PROBLEM STATEMENT
In the entries below, find the line with "Emit a Python" and the line with "plt.rcParams['font.family'] = ['DejaVu Sans']", then retype both and everything between them exactly. Do not copy the pictures.
■ ■ ■ ■
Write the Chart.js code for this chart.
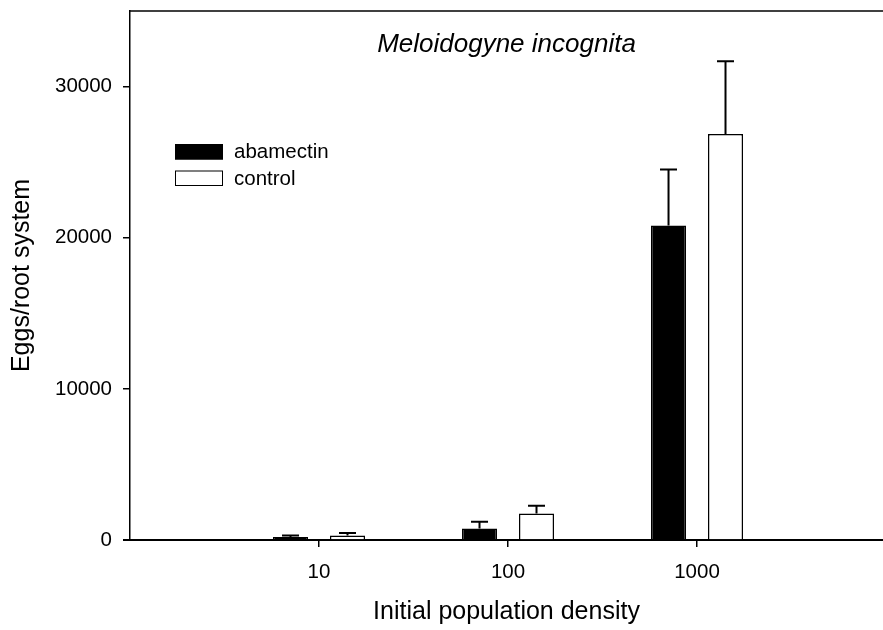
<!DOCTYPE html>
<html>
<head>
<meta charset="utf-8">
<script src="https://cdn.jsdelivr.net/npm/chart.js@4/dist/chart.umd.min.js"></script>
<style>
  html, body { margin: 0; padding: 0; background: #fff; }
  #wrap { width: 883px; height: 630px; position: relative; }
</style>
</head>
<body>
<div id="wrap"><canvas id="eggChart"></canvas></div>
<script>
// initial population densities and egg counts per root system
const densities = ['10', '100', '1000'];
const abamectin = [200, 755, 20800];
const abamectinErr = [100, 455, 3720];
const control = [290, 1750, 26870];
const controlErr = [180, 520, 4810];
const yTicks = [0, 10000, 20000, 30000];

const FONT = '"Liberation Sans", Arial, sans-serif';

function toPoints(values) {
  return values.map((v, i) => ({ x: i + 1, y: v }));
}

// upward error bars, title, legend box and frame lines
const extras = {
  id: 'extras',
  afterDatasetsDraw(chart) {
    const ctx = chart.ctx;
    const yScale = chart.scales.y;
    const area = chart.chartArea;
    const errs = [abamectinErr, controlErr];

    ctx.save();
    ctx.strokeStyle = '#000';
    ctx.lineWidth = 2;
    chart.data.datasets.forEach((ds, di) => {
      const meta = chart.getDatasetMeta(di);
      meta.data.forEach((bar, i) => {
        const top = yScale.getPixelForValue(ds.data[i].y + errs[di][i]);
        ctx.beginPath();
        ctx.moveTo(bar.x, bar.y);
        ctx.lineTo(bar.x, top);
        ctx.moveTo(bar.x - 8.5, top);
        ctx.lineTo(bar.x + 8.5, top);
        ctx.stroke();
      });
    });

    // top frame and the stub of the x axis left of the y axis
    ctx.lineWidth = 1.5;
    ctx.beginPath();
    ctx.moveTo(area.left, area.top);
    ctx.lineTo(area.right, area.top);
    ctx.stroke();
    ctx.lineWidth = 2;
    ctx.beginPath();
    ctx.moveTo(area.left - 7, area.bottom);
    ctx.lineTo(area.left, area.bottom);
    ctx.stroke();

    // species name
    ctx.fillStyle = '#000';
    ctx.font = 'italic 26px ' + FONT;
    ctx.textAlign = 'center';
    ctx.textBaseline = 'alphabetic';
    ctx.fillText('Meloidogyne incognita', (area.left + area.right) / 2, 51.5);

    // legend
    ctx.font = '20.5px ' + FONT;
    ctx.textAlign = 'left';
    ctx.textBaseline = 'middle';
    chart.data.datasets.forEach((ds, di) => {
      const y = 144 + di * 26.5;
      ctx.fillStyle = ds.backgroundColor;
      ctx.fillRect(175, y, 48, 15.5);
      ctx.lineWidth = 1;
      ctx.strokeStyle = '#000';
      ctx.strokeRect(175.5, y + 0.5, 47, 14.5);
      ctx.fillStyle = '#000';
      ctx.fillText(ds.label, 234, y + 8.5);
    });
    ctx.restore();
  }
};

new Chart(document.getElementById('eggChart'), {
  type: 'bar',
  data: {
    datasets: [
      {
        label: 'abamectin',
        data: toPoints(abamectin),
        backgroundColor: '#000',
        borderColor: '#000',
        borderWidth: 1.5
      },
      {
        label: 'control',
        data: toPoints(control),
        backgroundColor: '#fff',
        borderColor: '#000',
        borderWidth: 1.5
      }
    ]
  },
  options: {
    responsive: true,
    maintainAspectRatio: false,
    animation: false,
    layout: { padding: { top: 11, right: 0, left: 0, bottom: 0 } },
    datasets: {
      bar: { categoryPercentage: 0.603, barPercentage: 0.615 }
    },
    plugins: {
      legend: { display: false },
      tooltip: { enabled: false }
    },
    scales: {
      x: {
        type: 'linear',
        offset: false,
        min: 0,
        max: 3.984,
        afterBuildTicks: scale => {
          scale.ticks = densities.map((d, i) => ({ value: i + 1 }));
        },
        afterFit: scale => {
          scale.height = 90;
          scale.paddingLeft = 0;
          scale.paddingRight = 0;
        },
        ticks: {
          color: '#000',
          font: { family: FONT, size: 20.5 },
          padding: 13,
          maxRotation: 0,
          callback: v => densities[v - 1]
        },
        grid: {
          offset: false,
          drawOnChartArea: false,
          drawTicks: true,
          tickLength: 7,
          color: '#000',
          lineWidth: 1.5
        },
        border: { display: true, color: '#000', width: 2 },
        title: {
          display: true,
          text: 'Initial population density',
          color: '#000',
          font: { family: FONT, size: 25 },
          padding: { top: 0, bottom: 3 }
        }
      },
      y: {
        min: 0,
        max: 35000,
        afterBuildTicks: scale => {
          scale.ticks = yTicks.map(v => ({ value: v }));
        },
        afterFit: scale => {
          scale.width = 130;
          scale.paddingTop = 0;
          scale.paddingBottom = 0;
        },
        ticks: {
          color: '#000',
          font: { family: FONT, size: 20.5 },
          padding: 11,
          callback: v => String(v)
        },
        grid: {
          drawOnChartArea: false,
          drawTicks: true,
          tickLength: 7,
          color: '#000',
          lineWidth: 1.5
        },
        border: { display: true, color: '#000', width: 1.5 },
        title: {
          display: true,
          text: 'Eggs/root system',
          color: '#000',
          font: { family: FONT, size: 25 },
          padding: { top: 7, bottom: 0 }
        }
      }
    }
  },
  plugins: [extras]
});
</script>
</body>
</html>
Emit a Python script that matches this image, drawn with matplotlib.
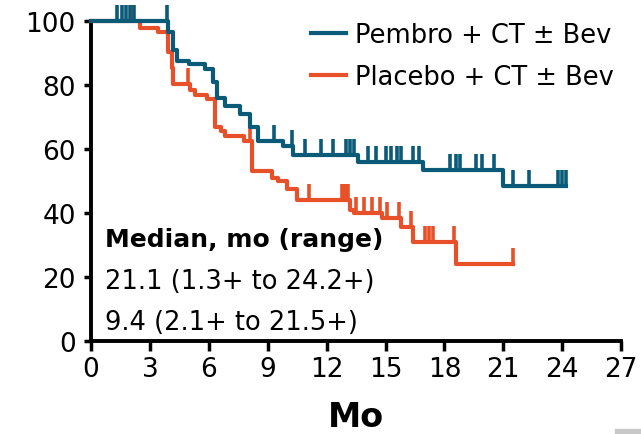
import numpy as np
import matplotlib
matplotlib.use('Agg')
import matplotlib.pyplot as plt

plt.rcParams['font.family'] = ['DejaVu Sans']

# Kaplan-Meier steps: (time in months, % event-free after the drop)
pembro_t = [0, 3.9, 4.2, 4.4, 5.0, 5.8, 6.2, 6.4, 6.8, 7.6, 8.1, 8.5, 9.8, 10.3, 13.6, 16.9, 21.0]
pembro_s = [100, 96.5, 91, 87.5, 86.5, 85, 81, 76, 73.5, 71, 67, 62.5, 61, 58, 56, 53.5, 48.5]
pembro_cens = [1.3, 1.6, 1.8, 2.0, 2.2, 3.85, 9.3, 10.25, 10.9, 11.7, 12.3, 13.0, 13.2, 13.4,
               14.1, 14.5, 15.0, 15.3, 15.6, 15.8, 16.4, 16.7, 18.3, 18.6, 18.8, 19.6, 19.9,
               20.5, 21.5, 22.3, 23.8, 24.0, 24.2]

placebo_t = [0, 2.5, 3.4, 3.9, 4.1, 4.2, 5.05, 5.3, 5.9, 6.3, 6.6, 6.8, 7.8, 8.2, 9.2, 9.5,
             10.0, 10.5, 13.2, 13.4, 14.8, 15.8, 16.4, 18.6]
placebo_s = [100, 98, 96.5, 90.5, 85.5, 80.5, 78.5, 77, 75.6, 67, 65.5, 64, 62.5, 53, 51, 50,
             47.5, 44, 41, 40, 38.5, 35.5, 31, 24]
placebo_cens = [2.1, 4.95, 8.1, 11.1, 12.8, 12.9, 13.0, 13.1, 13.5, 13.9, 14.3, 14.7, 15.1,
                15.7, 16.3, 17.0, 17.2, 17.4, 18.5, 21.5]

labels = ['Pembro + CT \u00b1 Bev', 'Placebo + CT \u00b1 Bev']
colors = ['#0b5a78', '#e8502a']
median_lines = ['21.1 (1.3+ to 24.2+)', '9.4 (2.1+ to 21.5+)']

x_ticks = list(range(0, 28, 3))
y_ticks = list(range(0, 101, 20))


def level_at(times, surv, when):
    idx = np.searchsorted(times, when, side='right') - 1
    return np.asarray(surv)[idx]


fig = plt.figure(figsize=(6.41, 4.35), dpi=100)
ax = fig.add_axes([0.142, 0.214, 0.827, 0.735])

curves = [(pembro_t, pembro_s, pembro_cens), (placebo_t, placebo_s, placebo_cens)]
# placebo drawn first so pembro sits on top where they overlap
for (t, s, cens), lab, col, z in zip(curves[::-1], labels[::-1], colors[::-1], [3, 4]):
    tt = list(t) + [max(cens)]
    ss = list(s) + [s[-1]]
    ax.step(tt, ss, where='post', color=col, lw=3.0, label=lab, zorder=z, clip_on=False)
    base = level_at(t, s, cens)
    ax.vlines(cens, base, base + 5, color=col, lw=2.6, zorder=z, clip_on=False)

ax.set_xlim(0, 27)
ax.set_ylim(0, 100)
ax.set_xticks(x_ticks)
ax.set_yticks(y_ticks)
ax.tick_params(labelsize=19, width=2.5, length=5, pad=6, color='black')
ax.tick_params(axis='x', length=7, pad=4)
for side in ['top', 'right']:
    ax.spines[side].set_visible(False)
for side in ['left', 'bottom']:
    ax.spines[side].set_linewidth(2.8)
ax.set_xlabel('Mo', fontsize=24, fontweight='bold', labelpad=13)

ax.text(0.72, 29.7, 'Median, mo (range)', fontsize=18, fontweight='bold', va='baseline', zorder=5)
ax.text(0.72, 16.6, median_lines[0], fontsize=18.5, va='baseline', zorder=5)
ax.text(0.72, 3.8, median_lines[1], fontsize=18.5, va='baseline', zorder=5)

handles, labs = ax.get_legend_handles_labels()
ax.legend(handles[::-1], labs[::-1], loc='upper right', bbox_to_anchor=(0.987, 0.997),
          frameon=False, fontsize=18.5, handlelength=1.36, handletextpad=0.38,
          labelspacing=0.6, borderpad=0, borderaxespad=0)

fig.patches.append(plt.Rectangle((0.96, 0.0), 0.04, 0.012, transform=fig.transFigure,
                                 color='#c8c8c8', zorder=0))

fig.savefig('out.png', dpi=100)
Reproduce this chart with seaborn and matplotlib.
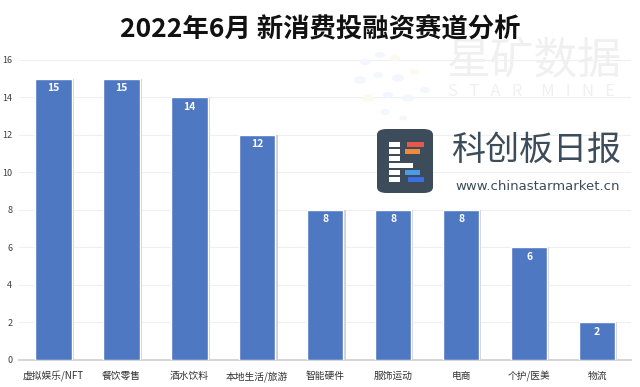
■ ■ ■ ■
RESULT FOR THIS TASK
Emit a Python script that matches this image, drawn with matplotlib.
import numpy as np
import matplotlib
matplotlib.use('Agg')
import matplotlib.pyplot as plt

plt.rcParams['font.family'] = ['DejaVu Sans']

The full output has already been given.